No documentário “Sensible Soccers: Manoel”, há um diálogo entre música contemporânea e cinema de arquivo. Considera que esta mistura entre linguagens e temporalidades é tendência, nostalgia ou resistência desta aceleração social e a suas ‘vistosas’ mudanças?

Não consigo discernir trendas com essa certeza. Não é essa a natureza e filosofia do festival e não temos a pretensão de que a nossa seleção seja um mosaico de contemporaneidade.

Ao recolher histórias orais de Alfama, o Cinalfama coloca os moradores como protagonistas. Mas até que ponto é possível criar um arquivo comunitário sem incorrer numa curadoria desigual ou romantizada das vivências? 

A resposta está na pergunta: Alfama vive, de facto, algo perdida entre uma nostalgia comunitária, um presente desapossado e um futuro incerto. Mas abordamos estas perplexidades olhando para o mundo e para o bairro. Essa dialética local e cosmopolita é a nossa singularidade. “É preciso sair do bairro para ver o bairro” está algures no nosso site.

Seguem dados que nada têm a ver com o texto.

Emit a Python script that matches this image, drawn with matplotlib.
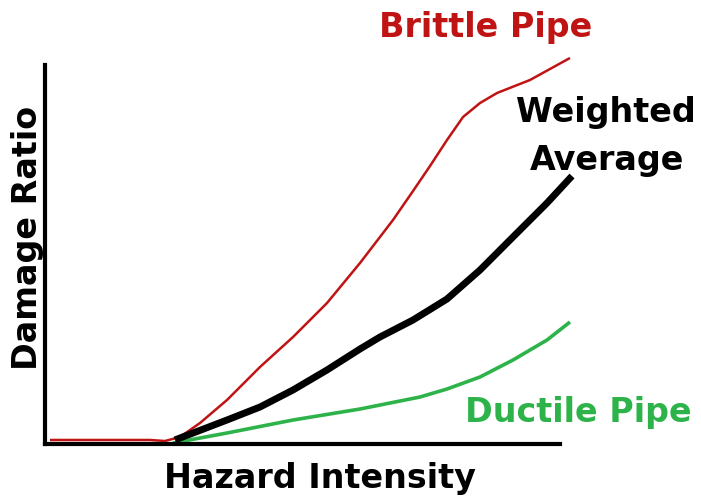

A presença do Brasil como país convidado em 2025 projeta o festival num eixo transatlântico. No atual clima político e cultural dos dois países, o que significa esta aproximação? É apenas simbólica ou pode traduzir-se em alianças concretas de produção e resistência?

A proximidade luso-brasileira tem resistido a conjunturas diversas. Dialogar com o cinema brasileiro é dialogar com a maior comunidade emigrante em Portugal e essa relação não é simbólica, é concreta.

O que pode dizer sobre os convidados desta edição?

À semelhança das edições anteriores, o Cinalfama Lisbon Film Festival procura aproximar os realizadores e as equipas artísticas e, sempre que possível, trazê-los a este território improvável onde o melhor do cinema independente está acessível a quem visita, mas também a quem passa e fica.

Nesta quarta edição que metas pretende conquistar para servir de arranque para a quinta edição?

O crescimento é sempre uma premissa, mas trabalhamos para que aconteça sempre dentro da nossa filosofia que é de intimidade. Assim, ano após ano, o Cinalfama Lisbon Film Festival procura sempre solidificar a programação, as relações com parceiros, como o Museu do Fado, e, claro, a construção de um público que permaneça e regresse.